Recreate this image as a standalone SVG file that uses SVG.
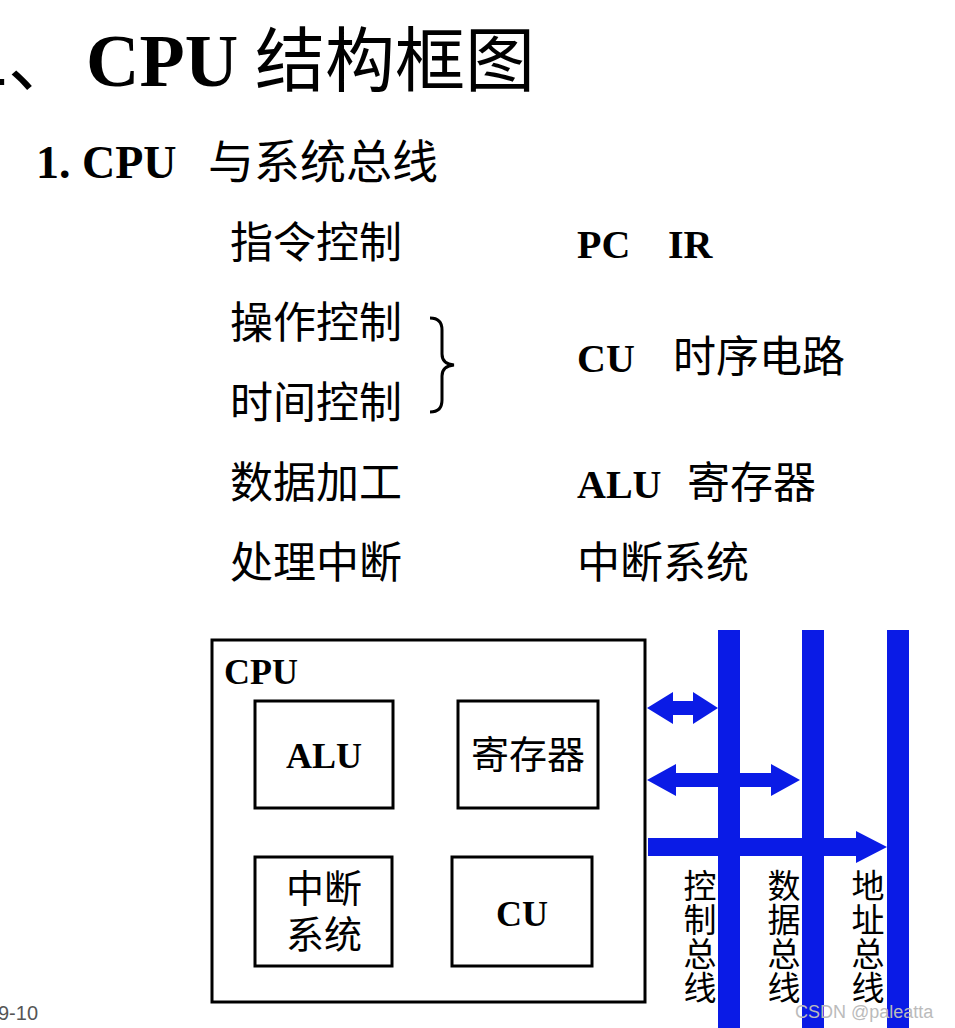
<svg xmlns="http://www.w3.org/2000/svg" width="955" height="1028" viewBox="0 0 955 1028">
<style>
.t{font-family:"Liberation Serif","Noto Sans CJK SC",serif;fill:#000}
.b{font-weight:bold}
.box{fill:none;stroke:#000;stroke-width:3}
.bus{fill:#0a1be6}
</style>
<rect width="955" height="1028" fill="#fff"/>
<text class="t" x="-62" y="86" font-size="70">二、</text>
<text class="t b" x="86" y="86" font-size="74">CPU</text>
<text class="t" x="255" y="86" font-size="70">结构框图</text>
<text class="t b" x="36" y="178" font-size="46">1. CPU</text>
<text class="t" x="208" y="178" font-size="46">与系统总线</text>
<g class="t" font-size="43">
<text x="230" y="258">指令控制</text>
<text x="230" y="338">操作控制</text>
<text x="230" y="418">时间控制</text>
<text x="230" y="498">数据加工</text>
<text x="230" y="578">处理中断</text>
<text x="673" y="372">时序电路</text>
<text x="687" y="498">寄存器</text>
<text x="577" y="578">中断系统</text>
</g>
<g class="t b" font-size="40">
<text x="577" y="258">PC</text>
<text x="668" y="258">IR</text>
<text x="577" y="372">CU</text>
<text x="577" y="498">ALU</text>
</g>
<path d="M430 318 Q442 318 442 330 L442 354 Q442 364 454 365 Q442 366 442 376 L442 400 Q442 412 430 412" fill="none" stroke="#000" stroke-width="3"/>
<g id="cpu"><rect class="box" x="212" y="640" width="433" height="362"/><text class="t b" x="224" y="684" font-size="36">CPU</text></g>
<g id="alu"><rect class="box" x="255" y="701" width="138" height="107"/><text class="t b" x="324" y="768" font-size="36" text-anchor="middle">ALU</text></g>
<g id="reg"><rect class="box" x="458" y="701" width="140" height="107"/><text class="t" x="528" y="768" font-size="38" text-anchor="middle">寄存器</text></g>
<g id="int"><rect class="box" x="255" y="857" width="137" height="109"/><text class="t" x="324" y="902" font-size="38" text-anchor="middle">中断</text><text class="t" x="324" y="948" font-size="38" text-anchor="middle">系统</text></g>
<g id="cu"><rect class="box" x="452" y="857" width="140" height="109"/><text class="t b" x="522" y="926" font-size="36" text-anchor="middle">CU</text></g>
<g id="buses">
<rect class="bus" x="718" y="630" width="22" height="398"/>
<rect class="bus" x="802" y="630" width="22" height="398"/>
<rect class="bus" x="887" y="630" width="22" height="398"/>
</g>
<g id="connectors" class="bus">
<path d="M647 708 L673 692 L673 701 L693 701 L693 692 L718 708 L693 724 L693 715 L673 715 L673 724 Z"/>
<path d="M647 780 L676 764 L676 773 L771 773 L771 764 L800 780 L771 796 L771 787 L676 787 L676 796 Z"/>
<path d="M648 838 L856 838 L856 831 L887 847 L856 863 L856 856 L648 856 Z"/>
</g>
<g class="t" font-size="33" text-anchor="middle">
<text x="700" y="898">控</text><text x="700" y="932">制</text><text x="700" y="966">总</text><text x="700" y="1000">线</text>
<text x="784" y="898">数</text><text x="784" y="932">据</text><text x="784" y="966">总</text><text x="784" y="1000">线</text>
<text x="868" y="898">地</text><text x="868" y="932">址</text><text x="868" y="966">总</text><text x="868" y="1000">线</text>
</g>
<text x="-2" y="1020" font-family="Liberation Sans,sans-serif" font-size="20" fill="#555">9-10</text>
<text x="795" y="1018" font-family="Liberation Sans,sans-serif" font-size="18" fill="#bbb">CSDN @paleatta</text>
</svg>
※ ※ ※
Pictures are excluded; copy all other data exactly as shown.

=== The completed task ===
Recreate this image as a standalone SVG file that uses SVG.
<svg xmlns="http://www.w3.org/2000/svg" width="955" height="1028" viewBox="0 0 955 1028">
<style>
.t{font-family:"Liberation Serif","Noto Sans CJK SC",serif;fill:#000}
.b{font-weight:bold}
.box{fill:none;stroke:#000;stroke-width:3}
.bus{fill:#0a1be6}
</style>
<rect width="955" height="1028" fill="#fff"/>
<text class="t" x="-62" y="86" font-size="70">二、</text>
<text class="t b" x="86" y="86" font-size="74">CPU</text>
<text class="t" x="255" y="86" font-size="70">结构框图</text>
<text class="t b" x="36" y="178" font-size="46">1. CPU</text>
<text class="t" x="208" y="178" font-size="46">与系统总线</text>
<g class="t" font-size="43">
<text x="230" y="258">指令控制</text>
<text x="230" y="338">操作控制</text>
<text x="230" y="418">时间控制</text>
<text x="230" y="498">数据加工</text>
<text x="230" y="578">处理中断</text>
<text x="673" y="372">时序电路</text>
<text x="687" y="498">寄存器</text>
<text x="577" y="578">中断系统</text>
</g>
<g class="t b" font-size="40">
<text x="577" y="258">PC</text>
<text x="668" y="258">IR</text>
<text x="577" y="372">CU</text>
<text x="577" y="498">ALU</text>
</g>
<path d="M430 318 Q442 318 442 330 L442 354 Q442 364 454 365 Q442 366 442 376 L442 400 Q442 412 430 412" fill="none" stroke="#000" stroke-width="3"/>
<g id="cpu"><rect class="box" x="212" y="640" width="433" height="362"/><text class="t b" x="224" y="684" font-size="36">CPU</text></g>
<g id="alu"><rect class="box" x="255" y="701" width="138" height="107"/><text class="t b" x="324" y="768" font-size="36" text-anchor="middle">ALU</text></g>
<g id="reg"><rect class="box" x="458" y="701" width="140" height="107"/><text class="t" x="528" y="768" font-size="38" text-anchor="middle">寄存器</text></g>
<g id="int"><rect class="box" x="255" y="857" width="137" height="109"/><text class="t" x="324" y="902" font-size="38" text-anchor="middle">中断</text><text class="t" x="324" y="948" font-size="38" text-anchor="middle">系统</text></g>
<g id="cu"><rect class="box" x="452" y="857" width="140" height="109"/><text class="t b" x="522" y="926" font-size="36" text-anchor="middle">CU</text></g>
<g id="buses">
<rect class="bus" x="718" y="630" width="22" height="398"/>
<rect class="bus" x="802" y="630" width="22" height="398"/>
<rect class="bus" x="887" y="630" width="22" height="398"/>
</g>
<g id="connectors" class="bus">
<path d="M647 708 L673 692 L673 701 L693 701 L693 692 L718 708 L693 724 L693 715 L673 715 L673 724 Z"/>
<path d="M647 780 L676 764 L676 773 L771 773 L771 764 L800 780 L771 796 L771 787 L676 787 L676 796 Z"/>
<path d="M648 838 L856 838 L856 831 L887 847 L856 863 L856 856 L648 856 Z"/>
</g>
<g class="t" font-size="33" text-anchor="middle">
<text x="700" y="898">控</text><text x="700" y="932">制</text><text x="700" y="966">总</text><text x="700" y="1000">线</text>
<text x="784" y="898">数</text><text x="784" y="932">据</text><text x="784" y="966">总</text><text x="784" y="1000">线</text>
<text x="868" y="898">地</text><text x="868" y="932">址</text><text x="868" y="966">总</text><text x="868" y="1000">线</text>
</g>
<text x="-2" y="1020" font-family="Liberation Sans,sans-serif" font-size="20" fill="#555">9-10</text>
<text x="795" y="1018" font-family="Liberation Sans,sans-serif" font-size="18" fill="#bbb">CSDN @paleatta</text>
</svg>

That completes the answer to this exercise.